Show that the cube roots of three distinct prime numbers cannot be three terms (not necessarily consecutive) of an arithmetic progression.
Problem
Source: 1973 USAMO Problem 5
Tags: geometry, 3D geometry, number theory, prime numbers, arithmetic sequence
07.03.2010 06:10
Suppose the contrary; and let $ \sqrt {p}, \sqrt {q}, \sqrt {r}$ be three distinct terms of an arithmetic progression, where $ p, q, r$ are primes. Then $ \sqrt {p} - \sqrt{q} = md$ and $ \sqrt {q} - \sqrt {r} = nd$ where $ m, n \in Z$ and $ d$ is the common difference. Then $ \frac {\sqrt {p} - \sqrt {q}}{\sqrt {q} - \sqrt {r}} = \frac {m}{n} = k \in Q$ $ \Longrightarrow \sqrt {p} + k\sqrt {r} = (k + 1)\sqrt {q}$ $ \Longrightarrow p + 2k\sqrt {pr} + k^2r = (k + 1)^2q$ $ \Longrightarrow \sqrt {pr} = \frac {(k + 1)^2q - p - k^2r}{2k} \in Q$ Which is a contradiction, because $ pr$ is not a perfect square, and then $ \sqrt{pr}$ is irrational
07.03.2010 06:44
Your solution might be right for square roots but is not true for a cube root which is clearly said in the problem.
07.03.2010 19:34
The solution is nearly identical...
30.03.2012 02:02
08.04.2020 04:12
@above I think your solution has a flaw in it. You assumed that d, the common difference, is an integer, but that need not be the case.
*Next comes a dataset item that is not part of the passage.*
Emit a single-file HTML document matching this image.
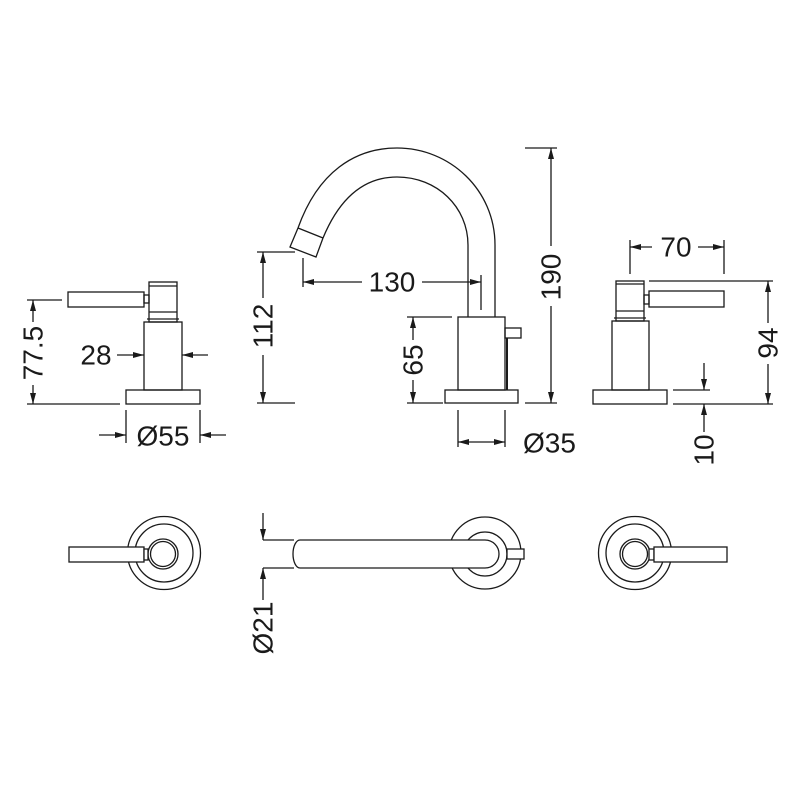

Also you have a typo, you said that: cuberoot(p_1) + ad = p_2 and cuberoot(p_2) + bd = p_3, (this minor typo does not affect the solution) it should really be: cuberoot(p_1) + ad = cuberoot(p_2) and cuberoot(p_2) + bd = cuberoot(p_3)
13.04.2023 07:11
Let $ \sqrt[3]{p}=a$, $ \sqrt[3]{q}=a+md$, and $ \sqrt[3]{r}=a+nd$, where $ p,q,r$ are distinct primes and $ m,n$ are integers. $ \frac{\sqrt[3]{q}-\sqrt[3]{p}}{\sqrt[3]{r}-\sqrt[3]{p}} = \frac{m}{n}$, or \[ m\sqrt[3]{r} - n\sqrt[3]{q} = (m-n)\sqrt[3]{p}.\] Cubing this yields \[ m^3r - n^3q - 3mn \sqrt[3]{rq} (m\sqrt[3]{r}-n\sqrt[3]{q})=(m-n)^3p,\]but the LHS has an irrational number, namely $(rq)^{1/3}(mr^{1/3}-nq^{1/3})$, since r^2q and rq^2 are not perfect cubes.